◆ **SOURCE MATERIAL**
* * * *
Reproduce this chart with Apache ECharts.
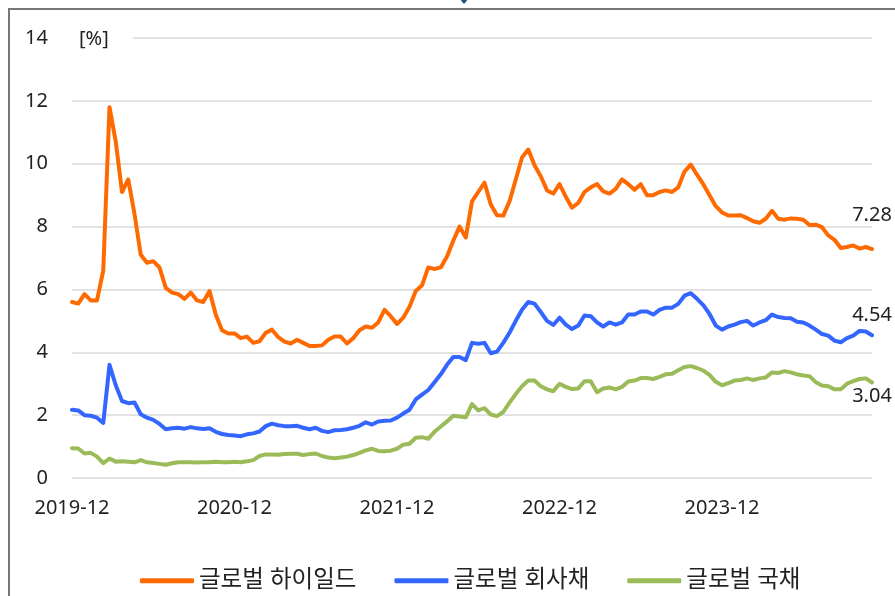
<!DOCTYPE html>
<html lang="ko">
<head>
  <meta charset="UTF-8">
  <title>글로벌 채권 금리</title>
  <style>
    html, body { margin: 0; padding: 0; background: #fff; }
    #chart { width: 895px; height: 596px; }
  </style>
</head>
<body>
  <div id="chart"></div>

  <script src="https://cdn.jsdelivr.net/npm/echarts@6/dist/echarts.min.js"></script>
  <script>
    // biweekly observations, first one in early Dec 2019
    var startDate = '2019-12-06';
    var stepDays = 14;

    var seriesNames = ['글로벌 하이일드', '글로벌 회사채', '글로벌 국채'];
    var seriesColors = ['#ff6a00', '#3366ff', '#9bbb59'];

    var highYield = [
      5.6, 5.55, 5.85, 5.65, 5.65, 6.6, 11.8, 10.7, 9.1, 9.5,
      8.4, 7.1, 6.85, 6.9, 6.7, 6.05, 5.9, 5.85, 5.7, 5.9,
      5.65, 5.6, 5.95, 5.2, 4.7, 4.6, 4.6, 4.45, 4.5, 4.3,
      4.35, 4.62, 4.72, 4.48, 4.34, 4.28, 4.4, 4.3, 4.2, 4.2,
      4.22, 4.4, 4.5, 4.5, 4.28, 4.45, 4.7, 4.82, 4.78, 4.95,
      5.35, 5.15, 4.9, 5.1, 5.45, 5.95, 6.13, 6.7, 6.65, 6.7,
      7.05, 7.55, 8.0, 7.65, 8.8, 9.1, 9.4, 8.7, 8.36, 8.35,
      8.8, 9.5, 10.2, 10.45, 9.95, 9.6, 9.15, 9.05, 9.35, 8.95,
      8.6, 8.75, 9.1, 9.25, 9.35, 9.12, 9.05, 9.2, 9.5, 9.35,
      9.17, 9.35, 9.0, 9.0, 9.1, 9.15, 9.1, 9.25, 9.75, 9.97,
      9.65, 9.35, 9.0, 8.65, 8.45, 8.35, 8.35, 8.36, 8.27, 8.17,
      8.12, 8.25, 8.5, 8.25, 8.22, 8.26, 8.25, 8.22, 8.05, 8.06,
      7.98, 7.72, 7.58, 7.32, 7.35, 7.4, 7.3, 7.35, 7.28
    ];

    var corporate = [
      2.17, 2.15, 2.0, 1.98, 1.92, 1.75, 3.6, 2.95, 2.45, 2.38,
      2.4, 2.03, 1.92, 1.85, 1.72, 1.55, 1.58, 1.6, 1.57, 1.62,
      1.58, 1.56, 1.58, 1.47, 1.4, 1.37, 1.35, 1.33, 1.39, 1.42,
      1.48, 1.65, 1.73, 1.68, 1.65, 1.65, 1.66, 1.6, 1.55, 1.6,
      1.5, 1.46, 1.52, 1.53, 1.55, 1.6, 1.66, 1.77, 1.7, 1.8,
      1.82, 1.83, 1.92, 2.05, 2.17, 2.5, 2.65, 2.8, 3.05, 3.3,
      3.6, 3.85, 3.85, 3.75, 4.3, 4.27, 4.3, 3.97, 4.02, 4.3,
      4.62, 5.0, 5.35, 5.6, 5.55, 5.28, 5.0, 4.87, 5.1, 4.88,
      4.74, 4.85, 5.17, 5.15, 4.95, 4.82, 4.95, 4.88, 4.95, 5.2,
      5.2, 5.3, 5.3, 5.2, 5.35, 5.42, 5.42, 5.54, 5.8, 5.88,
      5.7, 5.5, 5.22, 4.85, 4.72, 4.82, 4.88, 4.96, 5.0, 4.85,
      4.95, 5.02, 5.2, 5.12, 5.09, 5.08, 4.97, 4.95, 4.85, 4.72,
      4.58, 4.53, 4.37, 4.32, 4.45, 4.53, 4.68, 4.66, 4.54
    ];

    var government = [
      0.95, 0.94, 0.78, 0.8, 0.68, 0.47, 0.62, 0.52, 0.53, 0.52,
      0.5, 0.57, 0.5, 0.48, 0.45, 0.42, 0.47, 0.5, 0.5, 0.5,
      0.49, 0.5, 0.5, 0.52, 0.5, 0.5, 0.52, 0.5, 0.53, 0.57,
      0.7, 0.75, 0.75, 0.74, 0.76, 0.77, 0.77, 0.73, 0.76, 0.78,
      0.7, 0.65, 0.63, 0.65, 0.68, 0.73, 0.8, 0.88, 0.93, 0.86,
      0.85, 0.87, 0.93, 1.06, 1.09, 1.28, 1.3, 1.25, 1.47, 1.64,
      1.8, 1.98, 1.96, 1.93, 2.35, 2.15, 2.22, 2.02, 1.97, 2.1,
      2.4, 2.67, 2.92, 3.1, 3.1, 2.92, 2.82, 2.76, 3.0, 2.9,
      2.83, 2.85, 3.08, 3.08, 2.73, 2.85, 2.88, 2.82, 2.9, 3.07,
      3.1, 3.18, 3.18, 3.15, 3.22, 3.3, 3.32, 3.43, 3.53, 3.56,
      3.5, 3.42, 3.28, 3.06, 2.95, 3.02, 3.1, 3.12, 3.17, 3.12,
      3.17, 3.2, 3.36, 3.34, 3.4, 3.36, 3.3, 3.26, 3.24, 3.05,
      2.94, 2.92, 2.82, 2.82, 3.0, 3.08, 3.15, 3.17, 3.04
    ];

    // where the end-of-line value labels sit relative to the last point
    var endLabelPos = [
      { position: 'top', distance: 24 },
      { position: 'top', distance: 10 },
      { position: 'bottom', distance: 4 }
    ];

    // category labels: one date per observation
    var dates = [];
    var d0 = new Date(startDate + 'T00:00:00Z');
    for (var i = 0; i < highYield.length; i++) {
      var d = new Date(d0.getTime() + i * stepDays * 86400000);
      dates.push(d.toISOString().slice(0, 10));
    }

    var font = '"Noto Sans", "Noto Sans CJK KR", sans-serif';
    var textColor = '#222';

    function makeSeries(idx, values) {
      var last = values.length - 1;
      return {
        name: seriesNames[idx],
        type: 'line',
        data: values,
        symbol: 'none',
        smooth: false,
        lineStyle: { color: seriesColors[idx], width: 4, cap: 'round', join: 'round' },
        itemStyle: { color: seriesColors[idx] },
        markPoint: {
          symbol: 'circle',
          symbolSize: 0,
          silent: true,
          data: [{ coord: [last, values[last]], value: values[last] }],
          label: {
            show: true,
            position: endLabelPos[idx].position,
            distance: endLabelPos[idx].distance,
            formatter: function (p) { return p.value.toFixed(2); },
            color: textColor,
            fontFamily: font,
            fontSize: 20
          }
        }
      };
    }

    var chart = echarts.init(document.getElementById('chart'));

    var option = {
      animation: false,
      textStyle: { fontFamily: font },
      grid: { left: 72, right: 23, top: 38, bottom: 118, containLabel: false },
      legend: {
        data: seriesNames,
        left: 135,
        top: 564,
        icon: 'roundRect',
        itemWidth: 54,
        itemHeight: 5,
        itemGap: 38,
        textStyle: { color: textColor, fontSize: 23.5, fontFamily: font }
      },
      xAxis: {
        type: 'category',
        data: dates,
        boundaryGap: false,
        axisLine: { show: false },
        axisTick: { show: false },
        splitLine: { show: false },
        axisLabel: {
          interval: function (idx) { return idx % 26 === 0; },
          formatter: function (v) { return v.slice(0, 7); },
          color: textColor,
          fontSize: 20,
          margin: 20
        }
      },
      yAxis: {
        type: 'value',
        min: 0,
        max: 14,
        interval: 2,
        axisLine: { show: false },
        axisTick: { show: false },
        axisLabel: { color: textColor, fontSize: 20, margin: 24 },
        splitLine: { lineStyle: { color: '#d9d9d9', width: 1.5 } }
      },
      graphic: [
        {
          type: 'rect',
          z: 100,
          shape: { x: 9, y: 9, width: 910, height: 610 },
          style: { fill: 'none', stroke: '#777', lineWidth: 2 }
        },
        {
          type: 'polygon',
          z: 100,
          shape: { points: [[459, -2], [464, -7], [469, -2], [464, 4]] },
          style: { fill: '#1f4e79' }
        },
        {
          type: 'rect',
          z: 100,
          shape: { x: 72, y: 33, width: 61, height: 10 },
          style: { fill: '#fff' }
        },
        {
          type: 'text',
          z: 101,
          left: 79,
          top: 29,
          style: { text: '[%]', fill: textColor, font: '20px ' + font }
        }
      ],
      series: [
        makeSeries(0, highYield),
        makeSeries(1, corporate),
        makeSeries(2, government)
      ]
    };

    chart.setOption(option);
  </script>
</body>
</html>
* * * *
◆ **REQUIRED TASK**
From the first line above down to the line with "var seriesColors = ['#ff6a00', '#3366ff', '#9bbb59'];", reproduce every line and no others, omitting pictures.

◆ **THE REPLY**
Reproduce this chart with Apache ECharts.
<!DOCTYPE html>
<html lang="ko">
<head>
  <meta charset="UTF-8">
  <title>글로벌 채권 금리</title>
  <style>
    html, body { margin: 0; padding: 0; background: #fff; }
    #chart { width: 895px; height: 596px; }
  </style>
</head>
<body>
  <div id="chart"></div>

  <script src="https://cdn.jsdelivr.net/npm/echarts@6/dist/echarts.min.js"></script>
  <script>
    // biweekly observations, first one in early Dec 2019
    var startDate = '2019-12-06';
    var stepDays = 14;

    var seriesNames = ['글로벌 하이일드', '글로벌 회사채', '글로벌 국채'];
    var seriesColors = ['#ff6a00', '#3366ff', '#9bbb59'];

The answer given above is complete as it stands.